TASK
Gather, from the data below, each line in which the word "React" occurs.

DATA SHOWN
==============================
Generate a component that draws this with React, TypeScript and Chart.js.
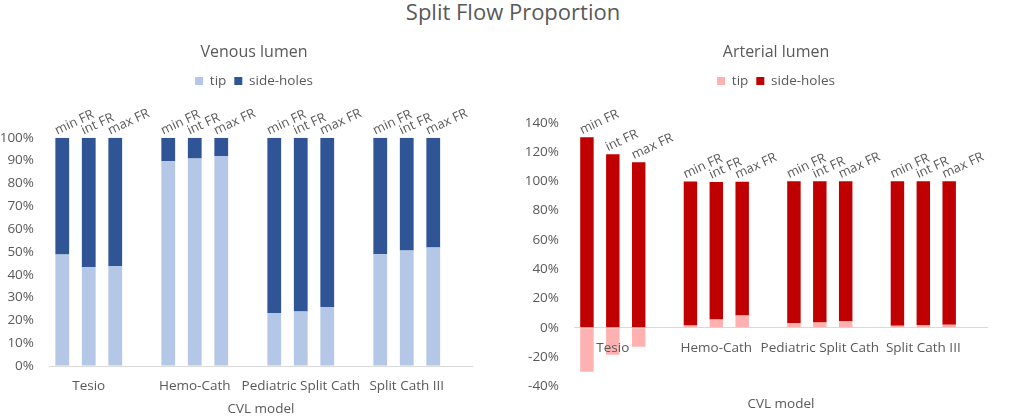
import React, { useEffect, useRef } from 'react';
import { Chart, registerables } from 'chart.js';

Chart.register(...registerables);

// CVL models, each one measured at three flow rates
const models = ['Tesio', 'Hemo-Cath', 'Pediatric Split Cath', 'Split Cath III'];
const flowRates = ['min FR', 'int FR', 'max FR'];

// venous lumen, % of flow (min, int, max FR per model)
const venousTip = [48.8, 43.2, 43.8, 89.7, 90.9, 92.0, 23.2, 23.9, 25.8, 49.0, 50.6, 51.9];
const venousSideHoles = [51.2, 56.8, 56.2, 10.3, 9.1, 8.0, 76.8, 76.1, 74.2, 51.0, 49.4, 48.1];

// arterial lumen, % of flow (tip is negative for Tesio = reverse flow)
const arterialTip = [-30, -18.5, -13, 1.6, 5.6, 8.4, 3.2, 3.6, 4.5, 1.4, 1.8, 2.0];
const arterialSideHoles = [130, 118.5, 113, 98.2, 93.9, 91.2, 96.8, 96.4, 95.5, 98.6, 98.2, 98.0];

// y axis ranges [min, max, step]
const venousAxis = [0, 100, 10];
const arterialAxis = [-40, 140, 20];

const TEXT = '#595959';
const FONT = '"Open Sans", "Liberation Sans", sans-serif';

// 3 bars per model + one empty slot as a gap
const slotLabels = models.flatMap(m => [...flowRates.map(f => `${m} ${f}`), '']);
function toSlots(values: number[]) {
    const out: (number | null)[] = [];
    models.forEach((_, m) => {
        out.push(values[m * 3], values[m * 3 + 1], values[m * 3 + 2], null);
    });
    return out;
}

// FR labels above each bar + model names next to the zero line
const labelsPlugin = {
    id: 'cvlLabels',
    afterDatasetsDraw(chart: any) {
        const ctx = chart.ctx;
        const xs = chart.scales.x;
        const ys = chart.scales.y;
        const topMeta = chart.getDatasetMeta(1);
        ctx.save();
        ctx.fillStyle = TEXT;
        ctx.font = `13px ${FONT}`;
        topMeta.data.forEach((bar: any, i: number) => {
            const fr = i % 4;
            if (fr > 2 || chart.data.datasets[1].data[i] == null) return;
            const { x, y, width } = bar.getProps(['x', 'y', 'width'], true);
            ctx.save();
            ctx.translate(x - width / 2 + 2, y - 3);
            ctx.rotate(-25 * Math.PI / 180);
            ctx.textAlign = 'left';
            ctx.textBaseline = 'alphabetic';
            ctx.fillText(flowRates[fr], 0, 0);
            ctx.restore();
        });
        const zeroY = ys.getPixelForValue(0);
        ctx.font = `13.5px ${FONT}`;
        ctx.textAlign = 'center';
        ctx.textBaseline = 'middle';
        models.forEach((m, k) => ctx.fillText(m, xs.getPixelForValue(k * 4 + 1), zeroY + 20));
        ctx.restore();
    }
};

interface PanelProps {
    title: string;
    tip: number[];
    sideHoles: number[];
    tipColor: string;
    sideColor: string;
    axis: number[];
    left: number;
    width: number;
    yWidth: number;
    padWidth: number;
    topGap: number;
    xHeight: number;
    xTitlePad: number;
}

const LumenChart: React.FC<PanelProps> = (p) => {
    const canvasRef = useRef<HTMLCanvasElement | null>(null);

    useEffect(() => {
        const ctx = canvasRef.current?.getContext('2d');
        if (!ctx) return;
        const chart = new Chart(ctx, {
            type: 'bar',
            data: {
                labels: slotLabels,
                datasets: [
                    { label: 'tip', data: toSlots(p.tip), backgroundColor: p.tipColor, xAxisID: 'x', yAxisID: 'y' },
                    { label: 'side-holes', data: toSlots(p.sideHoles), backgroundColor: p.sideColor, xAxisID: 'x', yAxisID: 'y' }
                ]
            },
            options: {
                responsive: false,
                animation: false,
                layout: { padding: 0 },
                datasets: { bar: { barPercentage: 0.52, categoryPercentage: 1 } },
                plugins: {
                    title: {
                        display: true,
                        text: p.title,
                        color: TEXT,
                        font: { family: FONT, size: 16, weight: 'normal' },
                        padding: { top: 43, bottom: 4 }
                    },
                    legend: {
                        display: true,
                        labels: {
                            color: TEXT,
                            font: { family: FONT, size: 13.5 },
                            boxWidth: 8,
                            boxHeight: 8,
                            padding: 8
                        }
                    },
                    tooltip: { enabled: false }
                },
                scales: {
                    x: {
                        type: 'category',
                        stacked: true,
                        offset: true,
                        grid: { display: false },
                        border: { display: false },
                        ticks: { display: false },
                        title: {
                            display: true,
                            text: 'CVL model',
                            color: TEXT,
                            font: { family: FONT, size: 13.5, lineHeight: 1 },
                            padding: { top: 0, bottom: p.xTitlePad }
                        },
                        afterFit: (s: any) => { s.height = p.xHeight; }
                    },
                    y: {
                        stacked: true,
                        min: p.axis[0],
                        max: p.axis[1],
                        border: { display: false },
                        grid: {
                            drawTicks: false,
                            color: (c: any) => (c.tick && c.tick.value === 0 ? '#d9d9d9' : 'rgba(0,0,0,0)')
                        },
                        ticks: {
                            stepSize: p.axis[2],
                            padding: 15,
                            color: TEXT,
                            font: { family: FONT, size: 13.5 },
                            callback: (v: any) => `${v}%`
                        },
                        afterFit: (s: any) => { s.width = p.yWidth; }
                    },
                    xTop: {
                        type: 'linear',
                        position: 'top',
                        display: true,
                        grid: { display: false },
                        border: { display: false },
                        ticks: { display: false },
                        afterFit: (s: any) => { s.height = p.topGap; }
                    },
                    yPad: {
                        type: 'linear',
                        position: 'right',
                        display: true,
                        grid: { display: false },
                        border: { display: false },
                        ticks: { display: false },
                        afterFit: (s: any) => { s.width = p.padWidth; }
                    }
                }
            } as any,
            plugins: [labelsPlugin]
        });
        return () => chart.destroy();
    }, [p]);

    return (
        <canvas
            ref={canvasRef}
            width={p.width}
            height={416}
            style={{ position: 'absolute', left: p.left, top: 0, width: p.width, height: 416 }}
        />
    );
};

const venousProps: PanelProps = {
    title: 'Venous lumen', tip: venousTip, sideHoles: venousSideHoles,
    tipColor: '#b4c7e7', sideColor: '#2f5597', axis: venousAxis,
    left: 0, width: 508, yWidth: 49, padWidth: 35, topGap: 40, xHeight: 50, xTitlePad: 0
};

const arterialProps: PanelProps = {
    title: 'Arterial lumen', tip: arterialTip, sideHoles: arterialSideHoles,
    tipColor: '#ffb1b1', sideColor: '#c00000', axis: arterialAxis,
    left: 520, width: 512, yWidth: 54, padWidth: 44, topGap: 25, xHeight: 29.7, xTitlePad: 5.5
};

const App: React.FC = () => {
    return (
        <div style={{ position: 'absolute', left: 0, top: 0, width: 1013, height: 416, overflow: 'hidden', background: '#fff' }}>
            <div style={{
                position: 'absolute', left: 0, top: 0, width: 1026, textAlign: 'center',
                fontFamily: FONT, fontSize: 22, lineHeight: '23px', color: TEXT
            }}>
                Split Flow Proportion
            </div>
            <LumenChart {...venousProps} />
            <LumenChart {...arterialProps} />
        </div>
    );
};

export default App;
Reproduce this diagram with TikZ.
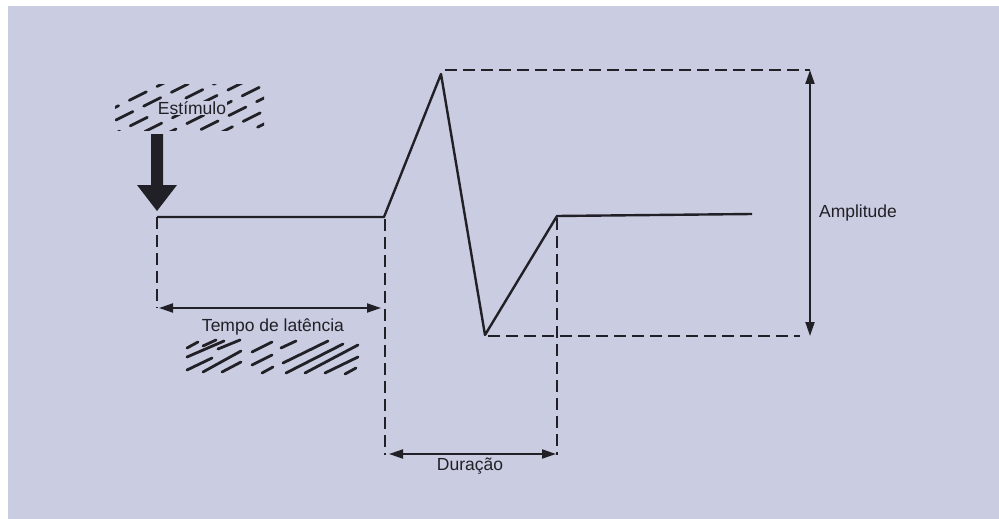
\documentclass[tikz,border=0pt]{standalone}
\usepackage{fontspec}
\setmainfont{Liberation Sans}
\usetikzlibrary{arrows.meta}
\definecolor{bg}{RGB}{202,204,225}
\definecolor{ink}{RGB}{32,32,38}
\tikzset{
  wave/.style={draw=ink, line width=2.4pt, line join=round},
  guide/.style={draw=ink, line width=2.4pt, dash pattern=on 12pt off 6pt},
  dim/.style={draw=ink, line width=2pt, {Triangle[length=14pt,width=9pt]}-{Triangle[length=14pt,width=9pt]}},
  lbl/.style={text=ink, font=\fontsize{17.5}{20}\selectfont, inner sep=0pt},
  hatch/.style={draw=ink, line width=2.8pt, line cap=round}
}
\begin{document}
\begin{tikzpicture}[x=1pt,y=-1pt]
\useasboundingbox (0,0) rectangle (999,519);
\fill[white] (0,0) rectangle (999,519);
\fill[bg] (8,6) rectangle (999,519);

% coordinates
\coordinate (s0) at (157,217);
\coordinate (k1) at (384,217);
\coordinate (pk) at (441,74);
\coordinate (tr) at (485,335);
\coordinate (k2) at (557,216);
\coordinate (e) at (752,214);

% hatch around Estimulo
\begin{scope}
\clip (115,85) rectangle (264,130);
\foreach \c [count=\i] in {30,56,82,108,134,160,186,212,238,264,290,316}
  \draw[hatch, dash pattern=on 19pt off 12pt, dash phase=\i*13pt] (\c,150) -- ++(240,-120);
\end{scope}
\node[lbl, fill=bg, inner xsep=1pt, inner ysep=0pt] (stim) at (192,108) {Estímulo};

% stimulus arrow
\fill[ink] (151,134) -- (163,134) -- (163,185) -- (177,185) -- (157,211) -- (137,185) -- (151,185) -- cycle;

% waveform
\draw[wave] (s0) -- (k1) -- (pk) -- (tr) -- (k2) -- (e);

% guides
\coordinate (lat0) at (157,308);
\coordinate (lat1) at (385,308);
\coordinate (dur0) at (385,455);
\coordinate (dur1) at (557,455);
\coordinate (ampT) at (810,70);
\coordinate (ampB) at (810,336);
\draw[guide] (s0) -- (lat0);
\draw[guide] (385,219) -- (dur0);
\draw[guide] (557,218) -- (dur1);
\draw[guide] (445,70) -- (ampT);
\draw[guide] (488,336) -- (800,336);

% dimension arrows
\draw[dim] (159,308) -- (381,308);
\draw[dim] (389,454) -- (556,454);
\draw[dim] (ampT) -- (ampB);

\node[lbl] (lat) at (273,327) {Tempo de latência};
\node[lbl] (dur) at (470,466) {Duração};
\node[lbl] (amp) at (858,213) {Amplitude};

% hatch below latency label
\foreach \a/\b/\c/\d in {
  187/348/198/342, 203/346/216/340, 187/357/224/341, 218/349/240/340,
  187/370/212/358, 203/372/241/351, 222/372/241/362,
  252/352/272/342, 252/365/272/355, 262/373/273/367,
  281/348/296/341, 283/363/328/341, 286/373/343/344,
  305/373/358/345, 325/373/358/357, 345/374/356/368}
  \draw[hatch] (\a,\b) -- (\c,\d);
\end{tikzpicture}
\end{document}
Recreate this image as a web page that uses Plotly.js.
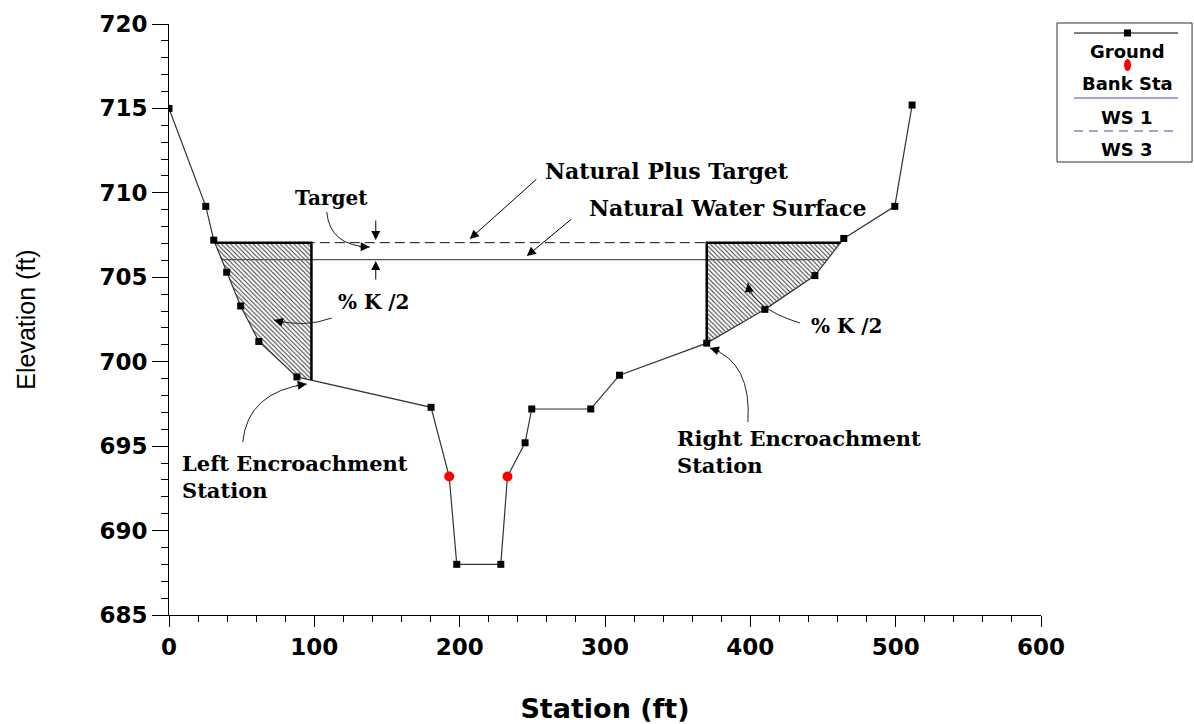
==============================
ANSWER TO THIS TASK
Generate a component that draws this with React, TypeScript and Chart.js.
import React, { useEffect, useRef } from 'react';
const LumenChart: React.FC<PanelProps> = (p) => {
const App: React.FC = () => {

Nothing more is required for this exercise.